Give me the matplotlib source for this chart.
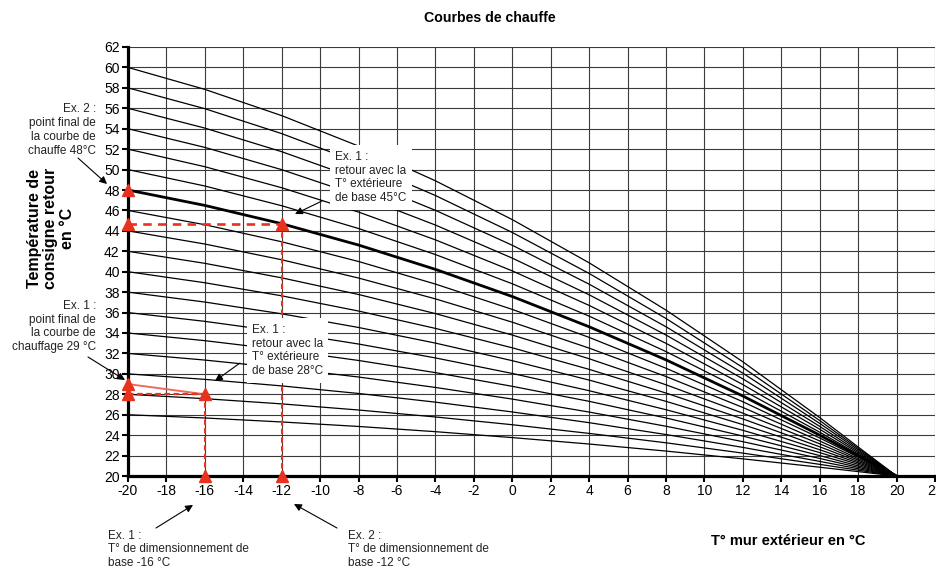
import matplotlib
matplotlib.use("Agg")
import matplotlib.pyplot as plt

plt.rcParams['font.family'] = ['Liberation Sans', 'DejaVu Sans']
plt.rcParams['axes.unicode_minus'] = False

# ---------------- data ----------------
outdoor_temp = [-20, -16, -12, -8, -4, 0, 4, 8, 12, 16, 18, 20]

curve_26 = [26, 25.68, 25.29, 24.85, 24.34, 23.76, 23.13, 22.44, 21.68, 20.86, 20.43, 20]
curve_28 = [28, 27.57, 27.06, 26.46, 25.78, 25.02, 24.17, 23.25, 22.24, 21.14, 20.57, 20]
curve_30 = [30, 29.46, 28.82, 28.08, 27.23, 26.27, 25.22, 24.06, 22.80, 21.43, 20.71, 20]
curve_32 = [32, 31.35, 30.58, 29.69, 28.67, 27.53, 26.26, 24.87, 23.36, 21.72, 20.85, 20]
curve_34 = [34, 33.25, 32.35, 31.31, 30.12, 28.78, 27.31, 25.68, 23.91, 22.00, 20.99, 20]
curve_36 = [36, 35.14, 34.11, 32.92, 31.56, 30.04, 28.35, 26.49, 24.47, 22.29, 21.14, 20]
curve_38 = [38, 37.03, 35.88, 34.54, 33.01, 31.29, 29.39, 27.31, 25.03, 22.57, 21.28, 20]
curve_40 = [40, 38.92, 37.64, 36.15, 34.45, 32.55, 30.44, 28.12, 25.59, 22.86, 21.42, 20]
curve_42 = [42, 40.82, 39.40, 37.77, 35.90, 33.80, 31.48, 28.93, 26.15, 23.15, 21.56, 20]
curve_44 = [44, 42.71, 41.17, 39.38, 37.34, 35.06, 32.52, 29.74, 26.71, 23.43, 21.70, 20]
curve_46 = [46, 44.60, 42.93, 41.00, 38.79, 36.31, 33.57, 30.55, 27.27, 23.72, 21.85, 20]
curve_48 = [48, 46.49, 44.70, 42.61, 40.23, 37.57, 34.61, 31.37, 27.83, 24.00, 21.99, 20]
curve_50 = [50, 48.39, 46.46, 44.23, 41.68, 38.82, 35.65, 32.18, 28.39, 24.29, 22.13, 20]
curve_52 = [52, 50.28, 48.22, 45.84, 43.12, 40.08, 36.70, 32.99, 28.95, 24.58, 22.27, 20]
curve_54 = [54, 52.17, 49.99, 47.46, 44.57, 41.33, 37.74, 33.80, 29.51, 24.86, 22.41, 20]
curve_56 = [56, 54.06, 51.75, 49.07, 46.01, 42.59, 38.78, 34.61, 30.07, 25.15, 22.56, 20]
curve_58 = [58, 55.96, 53.52, 50.69, 47.46, 43.84, 39.83, 35.42, 30.62, 25.43, 22.70, 20]
curve_60 = [60, 57.85, 55.28, 52.30, 48.90, 45.10, 40.87, 36.24, 31.18, 25.72, 22.84, 20]

thin_curves = [curve_26, curve_28, curve_30, curve_32, curve_34, curve_36, curve_38,
               curve_40, curve_42, curve_44, curve_46, curve_50, curve_52, curve_54,
               curve_56, curve_58, curve_60]
bold_curve = curve_48

# example constructions (red)
ex2_x = [-20, -20, -12, -12]
ex2_y = [48, 44.7, 44.7, 20]
ex1_x = [-20, -20, -16, -16]
ex1_y = [29, 28, 28, 20]

x_ticks = list(range(-20, 23, 2))
y_ticks = list(range(20, 63, 2))

title = "Courbes de chauffe"
x_label = "T° mur extérieur en °C"
y_label = "Température de\nconsigne retour\nen °C"

# ---------------- figure ----------------
W, H = 936, 568
fig = plt.figure(figsize=(W / 100, H / 100), dpi=100)
ax = fig.add_axes([128 / W, 92 / H, 807 / W, 429 / H])
ax.set_xlim(-20, 22)
ax.set_ylim(20, 62)

ax.set_xticks(x_ticks)
ax.set_yticks(y_ticks)
ax.grid(True, color='#3a3a3a', lw=0.8)
ax.set_axisbelow(True)
for s in ['top', 'right']:
    ax.spines[s].set_visible(False)
for s in ['left', 'bottom']:
    ax.spines[s].set_linewidth(2.3)
    ax.spines[s].set_zorder(5)
ax.tick_params(axis='both', direction='out', length=4, width=1.5, labelsize=10,
               pad=2, colors='black')

for c in thin_curves:
    ax.plot(outdoor_temp, c, color='black', lw=0.9, zorder=3)
ax.plot(outdoor_temp, bold_curve, color='black', lw=2.0, zorder=3)

red = '#e8321e'
# Example 2
ax.plot(ex2_x[1:3], ex2_y[1:3], color=red, lw=1.9, linestyle=(0, (3.2, 2.4)), zorder=4)
ax.plot(ex2_x[2:4], ex2_y[2:4], color=red, lw=1.5, linestyle=(0, (2.5, 1.6)), zorder=4)
# Example 1
ax.plot(ex1_x[0:3:2], [ex1_y[0], ex1_y[2]], color='#f06a58', lw=1.4, zorder=4)
ax.plot(ex1_x[1:3], ex1_y[1:3], color=red, lw=1.6, linestyle=(0, (2.5, 1.6)), zorder=4)
ax.plot(ex1_x[2:4], ex1_y[2:4], color=red, lw=1.5, linestyle=(0, (2.5, 1.6)), zorder=4)
ax.plot(ex2_x, ex2_y, linestyle='none', marker='^', color=red, ms=8, clip_on=False, zorder=6)
ax.plot(ex1_x, ex1_y, linestyle='none', marker='^', color=red, ms=8, clip_on=False, zorder=6)

# ---------------- texts ----------------
def fx(px):
    return px / W

def fy(py):
    return 1 - py / H

fig.text(fx(490), fy(18), title, ha='center', va='center', fontsize=10.2, fontweight='bold')
fig.text(fx(788), fy(541), x_label, ha='center', va='center', fontsize=10.5, fontweight='bold')
fig.text(fx(51), fy(228), y_label, ha='center', va='center', rotation=90, fontsize=11.5,
         fontweight='bold', linespacing=1.1, multialignment='center')

tcol = '#222222'
afs = 8.5

def note(px, py, txt, ha='left', box=False):
    kw = dict(ha=ha, va='center', fontsize=afs, color=tcol, linespacing=1.22,
              multialignment=ha)
    if box:
        kw['bbox'] = dict(boxstyle='square,pad=0.45', facecolor='white', edgecolor='none')
    fig.text(fx(px), fy(py), txt, **kw)

def arrow(x0, y0, x1, y1):
    ax.annotate('', xy=(x1, H - y1), xycoords='figure pixels',
                xytext=(x0, H - y0), textcoords='figure pixels',
                arrowprops=dict(arrowstyle='-|>', color='black', lw=0.8,
                                mutation_scale=11, shrinkA=0, shrinkB=0),
                annotation_clip=False, zorder=7)

note(96, 130, "Ex. 2 :\npoint final de\nla courbe de\nchauffe 48°C", ha='right')
arrow(78, 158, 107, 184)

note(335, 177.5, "Ex. 1 :\nretour avec la\nT° extérieure\nde base 45°C", box=True)
arrow(322, 201, 295, 214)

note(96, 326.5, "Ex. 1 :\npoint final de\nla courbe de\nchauffage 29 °C", ha='right')
arrow(88, 357, 125, 380)

note(252, 350.5, "Ex. 1 :\nretour avec la\nT° extérieure\nde base 28°C", box=True)
arrow(240, 363, 215, 381)

note(108, 549.5, "Ex. 1 :\nT° de dimensionnement de\nbase -16 °C")
arrow(156, 528, 193, 505)

note(348, 549.5, "Ex. 2 :\nT° de dimensionnement de\nbase -12 °C")
arrow(337, 528, 294, 504)

fig.savefig('out.png', dpi=100)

Exercise task:
Leave the pictures out and please restate exactly the lines running from the start of the material through the one with "plt.rcParams['axes.unicode_minus'] = False".

Reply:
Give me the matplotlib source for this chart.
import matplotlib
matplotlib.use("Agg")
import matplotlib.pyplot as plt

plt.rcParams['font.family'] = ['Liberation Sans', 'DejaVu Sans']
plt.rcParams['axes.unicode_minus'] = False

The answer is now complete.